The institution, also known as Webank, is expected to open within a month, the Economic Information Daily reported on Tuesday.

Tencent, which is the largest shareholder with a 30 percent stake, confirmed that it had received the green light from banking authorities in the southern city of Shenzhen, but the company did not give an exact date for starting business.

The bank has registered capital of 3 billion yuan ($484 million). It will focus on personal banking and lending to small and medium-sized enterprises, said Tencent.

The company, which owns China's largest online social networking systems (QQ and WeChat), said it will offer innovative products and services.

The other banks will be in the cities of Tianjin and Shanghai, as well as Zhejiang province.
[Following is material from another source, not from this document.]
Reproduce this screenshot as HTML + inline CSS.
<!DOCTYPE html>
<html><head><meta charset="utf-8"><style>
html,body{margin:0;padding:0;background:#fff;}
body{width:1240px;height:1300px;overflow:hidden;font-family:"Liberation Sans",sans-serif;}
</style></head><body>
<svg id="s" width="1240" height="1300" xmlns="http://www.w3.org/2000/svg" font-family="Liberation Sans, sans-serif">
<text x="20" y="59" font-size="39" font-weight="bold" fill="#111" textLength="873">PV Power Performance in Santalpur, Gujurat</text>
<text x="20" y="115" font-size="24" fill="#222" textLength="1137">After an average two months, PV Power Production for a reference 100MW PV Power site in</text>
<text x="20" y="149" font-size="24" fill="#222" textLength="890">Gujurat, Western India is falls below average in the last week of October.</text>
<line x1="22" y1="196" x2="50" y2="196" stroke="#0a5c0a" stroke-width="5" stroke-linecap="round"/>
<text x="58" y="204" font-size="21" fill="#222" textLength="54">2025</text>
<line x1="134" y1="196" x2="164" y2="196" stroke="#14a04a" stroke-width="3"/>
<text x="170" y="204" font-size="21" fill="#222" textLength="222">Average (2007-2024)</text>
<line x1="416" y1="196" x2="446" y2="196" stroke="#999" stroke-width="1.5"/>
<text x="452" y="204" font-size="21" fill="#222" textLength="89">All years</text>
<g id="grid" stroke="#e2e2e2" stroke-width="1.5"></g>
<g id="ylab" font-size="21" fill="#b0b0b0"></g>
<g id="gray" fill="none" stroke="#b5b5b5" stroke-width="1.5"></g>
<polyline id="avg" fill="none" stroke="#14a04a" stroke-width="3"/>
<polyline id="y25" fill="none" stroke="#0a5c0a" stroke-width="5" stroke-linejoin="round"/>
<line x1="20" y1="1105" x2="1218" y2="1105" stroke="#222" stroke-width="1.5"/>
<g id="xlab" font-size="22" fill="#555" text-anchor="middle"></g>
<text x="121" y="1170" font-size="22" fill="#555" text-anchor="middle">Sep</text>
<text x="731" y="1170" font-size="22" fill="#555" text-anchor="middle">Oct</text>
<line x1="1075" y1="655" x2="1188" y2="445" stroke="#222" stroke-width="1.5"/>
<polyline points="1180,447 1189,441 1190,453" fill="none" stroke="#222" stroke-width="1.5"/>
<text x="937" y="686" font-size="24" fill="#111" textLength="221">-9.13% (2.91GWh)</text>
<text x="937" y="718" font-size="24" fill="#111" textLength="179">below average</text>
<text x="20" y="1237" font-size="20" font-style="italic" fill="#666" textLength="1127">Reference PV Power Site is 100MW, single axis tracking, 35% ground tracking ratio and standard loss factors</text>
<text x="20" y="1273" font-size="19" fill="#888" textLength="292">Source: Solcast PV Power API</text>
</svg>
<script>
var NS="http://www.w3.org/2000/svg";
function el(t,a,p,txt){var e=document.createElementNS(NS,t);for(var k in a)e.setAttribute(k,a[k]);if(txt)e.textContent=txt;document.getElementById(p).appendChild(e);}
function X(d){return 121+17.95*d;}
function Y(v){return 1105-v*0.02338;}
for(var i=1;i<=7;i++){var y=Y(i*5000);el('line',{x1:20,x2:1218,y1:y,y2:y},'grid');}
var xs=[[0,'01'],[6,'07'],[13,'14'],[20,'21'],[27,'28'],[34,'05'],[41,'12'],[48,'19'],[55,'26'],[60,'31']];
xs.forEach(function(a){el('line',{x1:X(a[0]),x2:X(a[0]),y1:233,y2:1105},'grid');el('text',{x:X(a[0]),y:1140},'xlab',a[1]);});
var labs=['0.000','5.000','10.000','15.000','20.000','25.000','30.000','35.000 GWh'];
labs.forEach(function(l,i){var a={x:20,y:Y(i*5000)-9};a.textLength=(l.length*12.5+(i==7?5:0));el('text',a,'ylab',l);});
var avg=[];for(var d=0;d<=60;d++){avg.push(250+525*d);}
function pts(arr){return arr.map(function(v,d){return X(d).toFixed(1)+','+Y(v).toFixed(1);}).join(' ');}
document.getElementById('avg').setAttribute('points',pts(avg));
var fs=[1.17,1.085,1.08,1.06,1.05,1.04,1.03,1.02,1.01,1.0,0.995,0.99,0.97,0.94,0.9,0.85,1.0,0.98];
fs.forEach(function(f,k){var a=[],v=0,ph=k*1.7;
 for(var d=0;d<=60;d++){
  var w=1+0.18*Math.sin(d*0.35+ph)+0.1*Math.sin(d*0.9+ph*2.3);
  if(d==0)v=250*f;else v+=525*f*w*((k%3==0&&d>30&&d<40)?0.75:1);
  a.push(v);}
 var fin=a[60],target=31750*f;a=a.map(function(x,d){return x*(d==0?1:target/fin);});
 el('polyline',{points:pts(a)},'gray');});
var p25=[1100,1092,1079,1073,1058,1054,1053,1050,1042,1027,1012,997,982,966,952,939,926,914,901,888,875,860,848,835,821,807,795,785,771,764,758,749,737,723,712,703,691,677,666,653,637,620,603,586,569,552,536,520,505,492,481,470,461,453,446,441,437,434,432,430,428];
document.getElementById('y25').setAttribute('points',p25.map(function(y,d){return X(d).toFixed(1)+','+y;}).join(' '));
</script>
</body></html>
They mark a gradual opening of China's State-dominated banking sector.

Wu Qing, a financial researcher at the Development Research Center of the State Council, said he has great expectations for the role of private banks.

Wu said that compared with the huge market shares held by traditional banks, the private banks will not be big enough to reshape the industry.

"But innovation and the Internet 'gene' in some of these private banks can bring huge changes to the system in terms of pushing the traditional banks to stay ahead of the competition," he said.

He cited online wealth management service Yu'ebao, of Alibaba Group Holding Ltd, as an example. The popularity of Yu'ebao and the threat it poses to traditional banks have pushed brick-and-mortar banks to launch more online services.

"With the competition from Internet finance, banks are all aware that they need to respond and act as fast as they can to stay ahead, which was never the case before," he said.

Small as they are, private banks such as Webank still have some advantages when it comes to consumer data, which they can use to challenge the giants.

The first customers of the private banks are likely to come from companies associated with their investors, said Ma Tao, an Internet finance analyst at consultancy Analysys International.

Ma said that just as Alibaba has lots of transaction data on its online shoppers and merchants, Tencent has amassed a wealth of data from its social networking systems that it can use when offering financial services.